このような背景で、親族ではなく第三者に事業を継承する手段として、M&Aを選択する中小企業が増えている。本書「日本のM&Aの歴史と未来」(一般社団法人金融財政事情研究会)は、日本でM&Aにかかわってきた多くの人が、その社会的意義を訴えた本である。
「日本のM&Aの歴史と未来」(一般社団法人金融財政事情研究会編著)一般社団法人金融財政事情研究会
M&Aというと、「乗っ取り」「買われた」「身売り」というネガティブなイメージで語られる日本のM&Aを変えようという意図でつくられた本である。官民の関係者が分担して執筆し、座談会で語り合っている。
M&Aが1990年代前半まで下火だった理由
中小企業庁事業環境部財務課長の日原正視氏が、「第1章 日本におけるM&Aの現状と課題」を書いている。

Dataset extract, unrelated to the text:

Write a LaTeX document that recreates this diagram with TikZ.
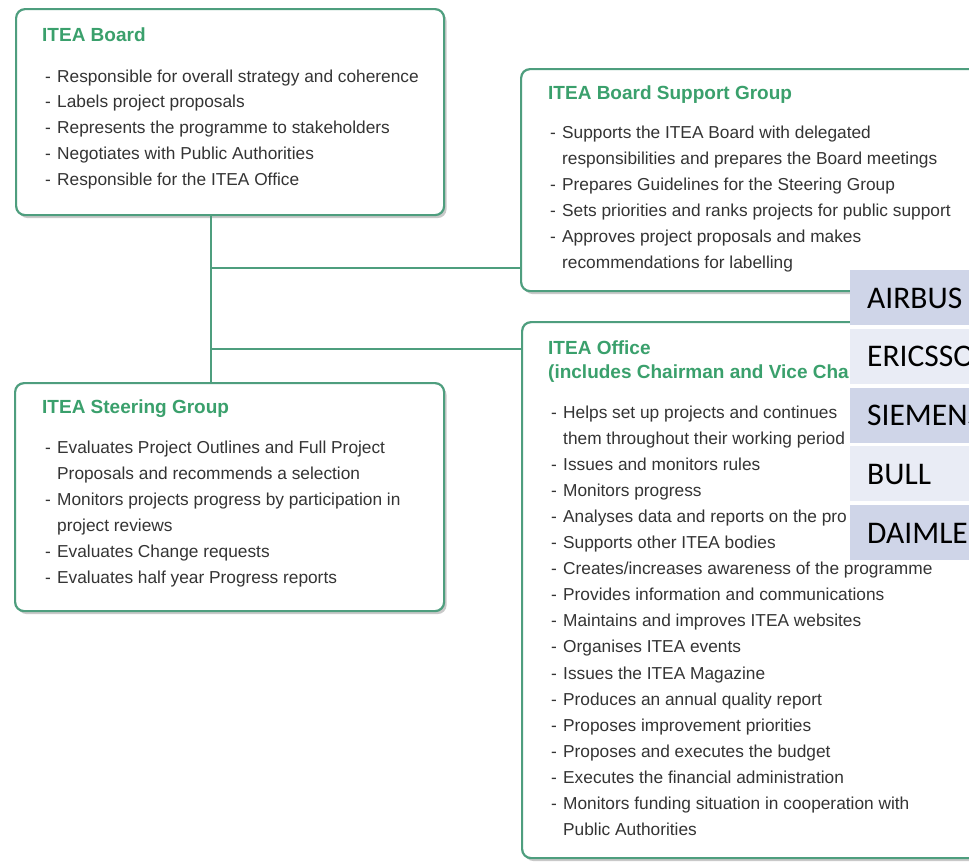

それによると、日本でのM&Aの歴史は意外と古く、明治以降、活発に行われてきた、ということに驚いた。戦前は、紡績、電力、製鉄、製紙のような規模の経済が働く分野でM&Aが日常的に行われていたという。
しかし、戦後は一部の例外を除いて1990年代前半まで下火だった。3つの要因を挙げている。
1 経済状況が良好で、売り案件が少なかった。
2 独占禁止法が厳しく適用されていたため、水平的合併が抑制されていた。
3 買収資金を市場から調達する発想がなく、資金的な制約があった。
1990年代後半以降からM&Aが徐々に増加したのは、ブレーキとなっていたこれら3つの要因が逆方向に振れたためだ、と説明している。
第1の要因は、バブル崩壊によって一変した。雇用・設備・債務の3つが過剰になり、その処理方法としてM&Aが使われ始めた。
第2の「制度的なハードル」も、さまざまな規制改革が行われた。たとえば、独占禁止法によって禁止されていた持株会社が1997年に解禁されたことで、当事者企業が独立性を維持しながら統合を実現できるようになった。
第3の「資金的な制約」も、企業が内部留保を蓄積することで余力が生まれたほか、銀行のほかにファンドのようなプレーヤーが現れ、資金調達手段も多様化した。